● **Records with drawing code**
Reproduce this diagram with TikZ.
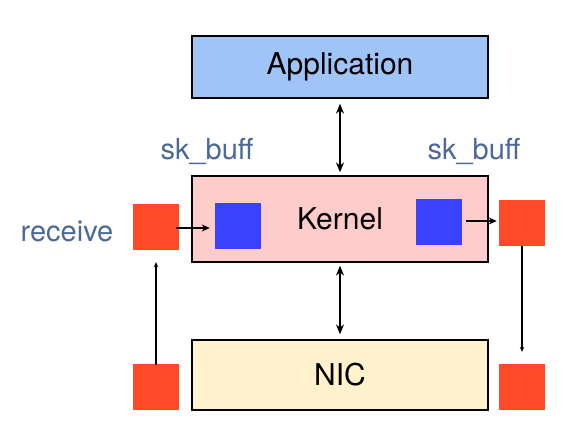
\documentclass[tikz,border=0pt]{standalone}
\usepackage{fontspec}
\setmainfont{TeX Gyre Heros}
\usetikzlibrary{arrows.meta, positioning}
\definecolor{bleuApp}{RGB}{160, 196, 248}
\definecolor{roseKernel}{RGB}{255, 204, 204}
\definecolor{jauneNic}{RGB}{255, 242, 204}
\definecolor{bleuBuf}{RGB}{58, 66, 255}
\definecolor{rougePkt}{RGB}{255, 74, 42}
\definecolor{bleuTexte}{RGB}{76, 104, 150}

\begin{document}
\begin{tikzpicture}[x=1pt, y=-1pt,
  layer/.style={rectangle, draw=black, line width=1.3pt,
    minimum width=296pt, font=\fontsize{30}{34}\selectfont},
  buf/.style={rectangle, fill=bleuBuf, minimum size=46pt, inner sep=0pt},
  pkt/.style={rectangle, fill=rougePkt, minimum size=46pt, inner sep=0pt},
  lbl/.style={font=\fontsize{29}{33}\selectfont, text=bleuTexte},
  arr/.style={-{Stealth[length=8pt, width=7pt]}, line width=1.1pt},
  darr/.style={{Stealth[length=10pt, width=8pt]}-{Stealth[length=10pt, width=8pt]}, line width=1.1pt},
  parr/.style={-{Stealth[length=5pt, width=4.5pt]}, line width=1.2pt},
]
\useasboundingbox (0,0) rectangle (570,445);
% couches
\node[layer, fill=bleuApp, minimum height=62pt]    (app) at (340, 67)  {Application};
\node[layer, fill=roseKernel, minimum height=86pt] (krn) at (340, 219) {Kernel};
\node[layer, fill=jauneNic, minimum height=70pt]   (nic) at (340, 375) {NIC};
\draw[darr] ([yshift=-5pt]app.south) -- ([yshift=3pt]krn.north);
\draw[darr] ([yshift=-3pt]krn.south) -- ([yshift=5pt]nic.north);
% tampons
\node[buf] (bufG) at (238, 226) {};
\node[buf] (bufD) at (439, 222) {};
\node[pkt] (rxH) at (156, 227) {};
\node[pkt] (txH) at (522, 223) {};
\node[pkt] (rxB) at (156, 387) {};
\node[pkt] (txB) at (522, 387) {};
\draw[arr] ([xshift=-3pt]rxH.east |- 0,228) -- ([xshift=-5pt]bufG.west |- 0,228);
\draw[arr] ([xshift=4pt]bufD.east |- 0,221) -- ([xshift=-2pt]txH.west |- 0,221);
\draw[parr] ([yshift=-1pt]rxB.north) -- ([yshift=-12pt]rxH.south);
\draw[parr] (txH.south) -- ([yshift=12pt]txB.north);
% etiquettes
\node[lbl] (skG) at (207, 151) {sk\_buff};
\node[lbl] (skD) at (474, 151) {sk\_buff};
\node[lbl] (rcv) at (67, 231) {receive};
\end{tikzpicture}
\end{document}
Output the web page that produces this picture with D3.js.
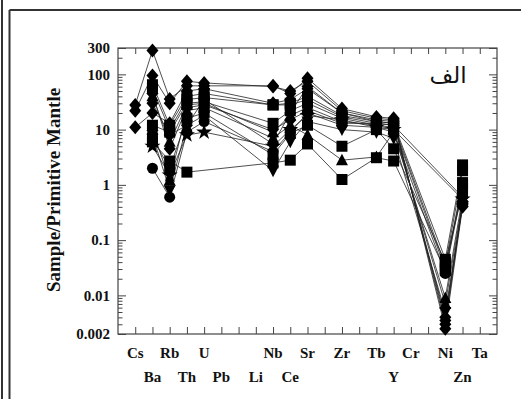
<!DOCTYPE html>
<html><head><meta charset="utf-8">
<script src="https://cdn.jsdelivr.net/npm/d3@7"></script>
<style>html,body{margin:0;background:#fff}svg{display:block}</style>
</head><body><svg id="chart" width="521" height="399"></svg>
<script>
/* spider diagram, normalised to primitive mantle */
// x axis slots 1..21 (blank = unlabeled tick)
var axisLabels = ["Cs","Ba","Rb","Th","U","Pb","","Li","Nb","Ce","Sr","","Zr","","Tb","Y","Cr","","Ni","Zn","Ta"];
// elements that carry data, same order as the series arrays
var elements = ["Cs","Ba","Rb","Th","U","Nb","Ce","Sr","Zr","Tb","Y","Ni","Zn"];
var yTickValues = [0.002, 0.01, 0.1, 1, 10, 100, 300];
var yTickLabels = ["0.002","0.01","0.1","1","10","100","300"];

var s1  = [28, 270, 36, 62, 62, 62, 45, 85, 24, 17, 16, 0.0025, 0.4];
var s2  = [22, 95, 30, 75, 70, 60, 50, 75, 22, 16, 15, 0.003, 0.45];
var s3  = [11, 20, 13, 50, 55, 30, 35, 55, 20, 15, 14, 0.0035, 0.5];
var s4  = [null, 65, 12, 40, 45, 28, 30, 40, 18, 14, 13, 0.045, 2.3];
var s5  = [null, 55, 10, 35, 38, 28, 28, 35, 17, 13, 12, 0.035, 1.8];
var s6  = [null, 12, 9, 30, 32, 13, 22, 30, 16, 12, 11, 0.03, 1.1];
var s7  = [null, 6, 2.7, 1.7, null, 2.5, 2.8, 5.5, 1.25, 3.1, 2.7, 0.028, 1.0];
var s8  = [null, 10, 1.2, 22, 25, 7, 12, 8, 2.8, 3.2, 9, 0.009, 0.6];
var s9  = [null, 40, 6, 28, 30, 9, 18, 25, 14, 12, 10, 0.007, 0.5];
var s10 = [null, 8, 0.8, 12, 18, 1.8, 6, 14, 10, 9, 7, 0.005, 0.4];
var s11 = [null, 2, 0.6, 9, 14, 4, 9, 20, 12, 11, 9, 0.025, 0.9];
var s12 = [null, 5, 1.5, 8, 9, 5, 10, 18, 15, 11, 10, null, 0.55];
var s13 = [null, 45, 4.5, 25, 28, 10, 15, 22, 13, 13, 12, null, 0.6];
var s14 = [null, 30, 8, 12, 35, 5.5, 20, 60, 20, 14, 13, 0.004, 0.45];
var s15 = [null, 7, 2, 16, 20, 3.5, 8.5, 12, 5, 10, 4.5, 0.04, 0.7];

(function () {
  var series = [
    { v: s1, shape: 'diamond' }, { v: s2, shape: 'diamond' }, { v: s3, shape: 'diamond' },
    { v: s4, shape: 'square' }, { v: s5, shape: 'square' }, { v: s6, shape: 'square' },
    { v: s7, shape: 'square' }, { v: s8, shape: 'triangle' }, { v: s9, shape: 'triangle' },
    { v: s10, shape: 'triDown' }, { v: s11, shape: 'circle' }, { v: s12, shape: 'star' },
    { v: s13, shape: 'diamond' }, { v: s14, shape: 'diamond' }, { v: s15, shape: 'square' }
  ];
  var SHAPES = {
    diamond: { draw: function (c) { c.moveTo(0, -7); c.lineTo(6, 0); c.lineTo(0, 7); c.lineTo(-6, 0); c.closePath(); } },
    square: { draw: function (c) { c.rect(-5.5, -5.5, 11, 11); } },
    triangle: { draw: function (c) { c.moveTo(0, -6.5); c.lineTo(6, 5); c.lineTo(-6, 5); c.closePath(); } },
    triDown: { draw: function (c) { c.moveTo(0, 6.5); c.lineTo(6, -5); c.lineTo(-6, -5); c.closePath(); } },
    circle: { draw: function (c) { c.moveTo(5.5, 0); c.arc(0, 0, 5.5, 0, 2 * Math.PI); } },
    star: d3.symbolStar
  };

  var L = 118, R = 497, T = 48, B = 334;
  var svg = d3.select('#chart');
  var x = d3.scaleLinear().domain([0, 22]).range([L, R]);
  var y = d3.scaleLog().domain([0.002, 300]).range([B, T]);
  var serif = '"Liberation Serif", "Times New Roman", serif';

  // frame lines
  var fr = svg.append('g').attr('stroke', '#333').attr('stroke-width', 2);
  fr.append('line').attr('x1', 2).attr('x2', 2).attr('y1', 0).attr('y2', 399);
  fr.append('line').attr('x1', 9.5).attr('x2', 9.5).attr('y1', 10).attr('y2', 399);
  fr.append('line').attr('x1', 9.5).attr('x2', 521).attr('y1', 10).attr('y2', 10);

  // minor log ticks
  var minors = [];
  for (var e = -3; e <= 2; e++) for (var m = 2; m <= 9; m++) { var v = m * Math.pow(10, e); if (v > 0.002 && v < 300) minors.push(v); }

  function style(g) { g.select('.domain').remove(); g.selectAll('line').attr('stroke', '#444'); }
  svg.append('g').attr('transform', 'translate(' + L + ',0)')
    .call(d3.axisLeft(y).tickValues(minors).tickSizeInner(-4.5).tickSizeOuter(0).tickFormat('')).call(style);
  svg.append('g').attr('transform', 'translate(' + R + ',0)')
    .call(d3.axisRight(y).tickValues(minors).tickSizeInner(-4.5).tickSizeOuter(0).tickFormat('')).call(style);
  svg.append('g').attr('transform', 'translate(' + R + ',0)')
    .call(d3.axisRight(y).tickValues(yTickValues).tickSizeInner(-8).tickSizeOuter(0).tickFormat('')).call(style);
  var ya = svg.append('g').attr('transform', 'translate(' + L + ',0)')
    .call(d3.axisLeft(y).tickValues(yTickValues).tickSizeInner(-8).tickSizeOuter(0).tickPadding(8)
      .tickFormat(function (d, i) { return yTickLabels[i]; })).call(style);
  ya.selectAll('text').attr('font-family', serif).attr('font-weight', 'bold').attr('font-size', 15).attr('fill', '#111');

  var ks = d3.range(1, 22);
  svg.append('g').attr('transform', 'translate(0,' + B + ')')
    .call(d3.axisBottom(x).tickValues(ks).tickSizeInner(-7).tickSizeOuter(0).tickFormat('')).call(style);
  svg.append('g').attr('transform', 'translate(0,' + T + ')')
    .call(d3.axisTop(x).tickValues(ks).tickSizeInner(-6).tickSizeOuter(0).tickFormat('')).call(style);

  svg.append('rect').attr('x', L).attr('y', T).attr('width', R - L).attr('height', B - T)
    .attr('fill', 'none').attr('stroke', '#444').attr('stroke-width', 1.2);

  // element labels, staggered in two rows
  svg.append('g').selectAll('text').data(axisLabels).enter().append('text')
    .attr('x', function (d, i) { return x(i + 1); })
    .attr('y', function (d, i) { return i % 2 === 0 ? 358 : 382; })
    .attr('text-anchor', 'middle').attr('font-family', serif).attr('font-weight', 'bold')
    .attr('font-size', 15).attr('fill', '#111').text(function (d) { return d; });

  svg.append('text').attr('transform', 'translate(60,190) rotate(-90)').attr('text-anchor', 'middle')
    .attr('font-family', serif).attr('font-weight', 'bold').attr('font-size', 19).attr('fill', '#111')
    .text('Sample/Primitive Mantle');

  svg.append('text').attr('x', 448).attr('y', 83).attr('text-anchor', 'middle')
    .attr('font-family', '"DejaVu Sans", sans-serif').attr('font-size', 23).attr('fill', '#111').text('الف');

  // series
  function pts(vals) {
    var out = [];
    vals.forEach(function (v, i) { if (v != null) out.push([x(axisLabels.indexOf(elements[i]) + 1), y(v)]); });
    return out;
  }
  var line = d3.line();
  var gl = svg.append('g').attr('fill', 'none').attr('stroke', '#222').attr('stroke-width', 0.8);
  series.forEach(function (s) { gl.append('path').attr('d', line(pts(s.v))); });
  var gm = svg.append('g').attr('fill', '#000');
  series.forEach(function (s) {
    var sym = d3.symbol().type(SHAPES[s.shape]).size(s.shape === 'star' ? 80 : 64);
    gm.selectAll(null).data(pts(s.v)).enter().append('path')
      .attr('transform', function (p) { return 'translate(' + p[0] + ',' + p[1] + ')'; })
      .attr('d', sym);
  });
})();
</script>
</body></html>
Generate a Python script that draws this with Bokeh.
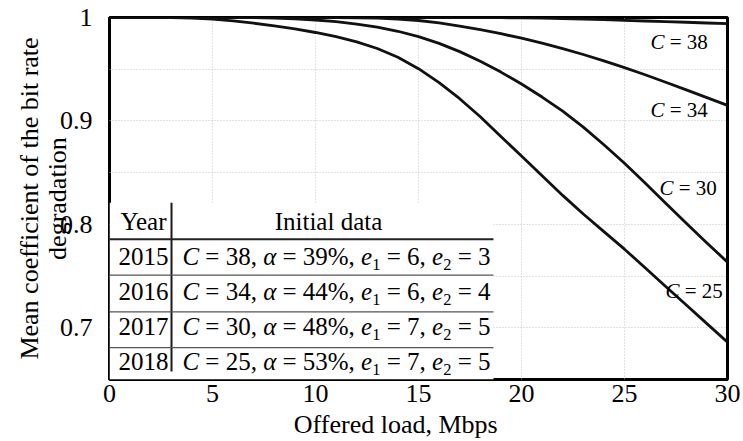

● **EXERCISE REQUIREMENTS**
Find the lines containing "this" and list every one of them.

● **TASK RESPONSE**
Reproduce this diagram with TikZ.
Output the web page that produces this picture with D3.js.
Generate a Python script that draws this with Bokeh.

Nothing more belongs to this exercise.